The 60-year-old bench boss came back prepared for his fourth NHL coaching gig armed with a little knowledge about today’s young player.
“If you really want to be a good coach, you have to stay current, and stay current with everything -- not just current with the X’s and O’s,” Hitchcock told ESPN.com Thursday. “That only takes you so far. You better stay current with how to deal with your athletes and how to deal with adversity. How they deal with adversity. This group of athletes deals with adversity in a much different way than you or I did. Way different.”
Hitchcock took in a symposium the past two summers that taught him about today’s younger athletes. He took notes. He listened. Notoriously hard on players, Hitchcock said that education made him return to the game with a bit of a softer edge.
“The thing that’s softened for me is having to deal with the athletes of today,” said Hitchcock. “Some of it comes from experience but also some of it comes from the fact I’ve worked really hard at understanding this age group and what they need to be successful. It’s different working with this age group -- it’s a lot different. It’s way, way different from 10 years ago.”
Case in point, just simple communication away from the rink.
“If you want a player to call you back on the telephone and you actually want to talk to him, then you have to text him,” said Hitchcock. “If you call him and leave a message, there’s a good chance you won’t get a phone call back for a little while. But if you text him and tell him you want to talk to him, you’ll get a call right away. It’s just the way it works with this age group. Those are little things you have to learn.”
Hitchcock is texting, yes, but don’t ask him to go all social media on us. There are some limits.
“I’m not going to Twitter, no,” he laughed.
Another thing, Hitchcock said, is that today’s players want to be included in everything. They want to know why things are happening, why decisions are being made.
“They don’t just want to be told what to do -- they want to be included in the why’s and why not’s,” said Hitchcock. “They want input, and you have to give it to them if you want your team to respect you and play hard for you. That’s just the way it is.”
Take Wednesday night during an intermission in the midst of a 3-2 loss at Colorado.
“We talked about something in between periods last night and the players were asking questions that in my mind only coaches would ask,” said Hitchcock. “That’s how into it, and how much today’s players study.”
Technology has changed so much, Hitchcock said. He pointed to a moment before Wednesday night’s game.
“Two hours before the game last night, I’ve got a player watching all of his shifts on his own iPad from the game before,” Hitchcock said. “So they know everything about what’s going on.
“By the time you practice the following day after a game, at least half or more of the players on your team have already watched all their shifts from the game before.”
It’s not just about keeping up with today’s players, though. Hitchcock turned 60 last Saturday. Time and experience have taught him to view his profession in a different light.

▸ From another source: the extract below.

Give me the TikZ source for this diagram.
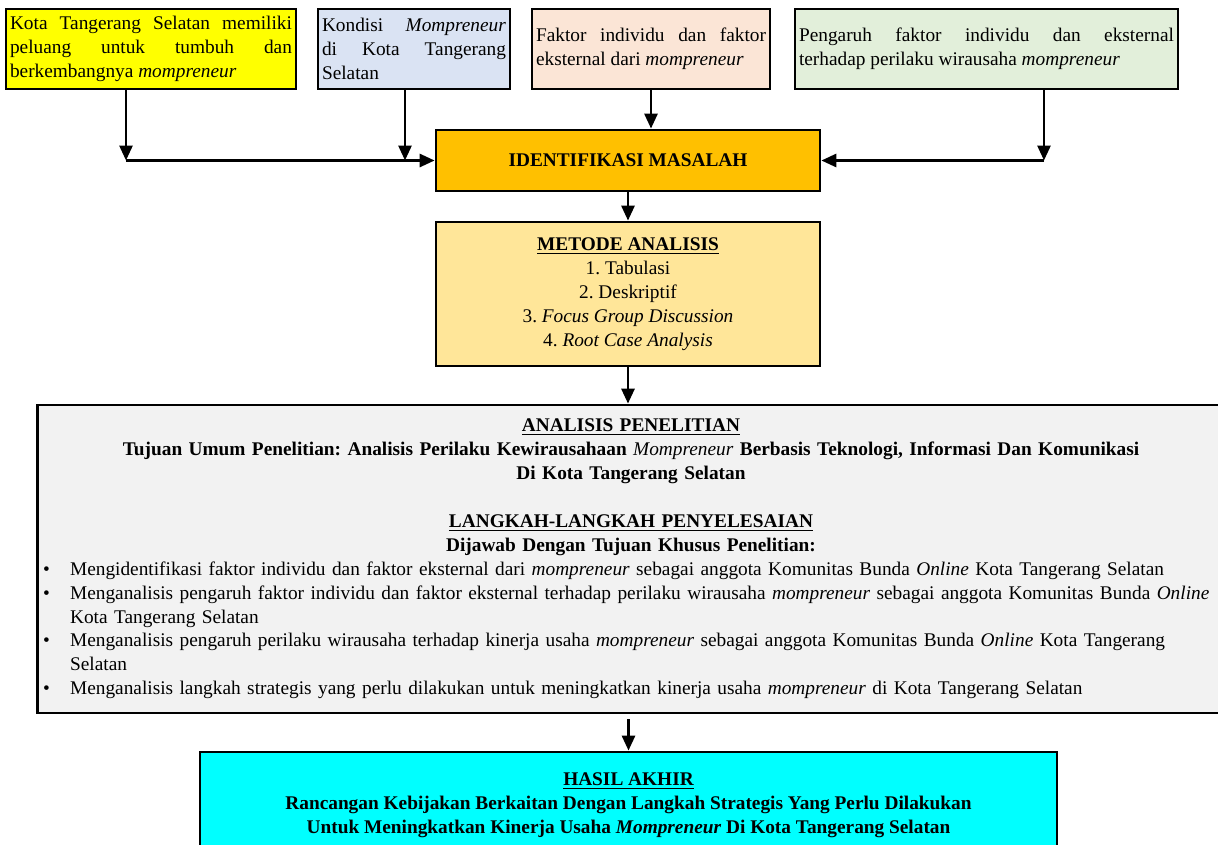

“I think as you get older, you learn to appreciate other things in the business,” said Hitchcock. “After a while, you learn that you don’t coach hockey -- you coach people who play hockey. As you get older, you learn to appreciate the relationships in the business, the relationships with the players, the camaraderie. I think getting away from it made me appreciate that part. "
Winning still matters a ton to the Stanley Cup-winning coach, but he also realizes that he wants to walk away from the job one day having appreciated other things as well.
“I think the thing I softened about is that over time you learn that coaching is what you do and it’s not who you are,” he said. “At the end of the day when you get to be a veteran coach, it can’t be just about running practices and coaching games and then retiring. You have to have a good feeling about the people that you’re working with and for. I want to leave with that good feeling at the end of it all.”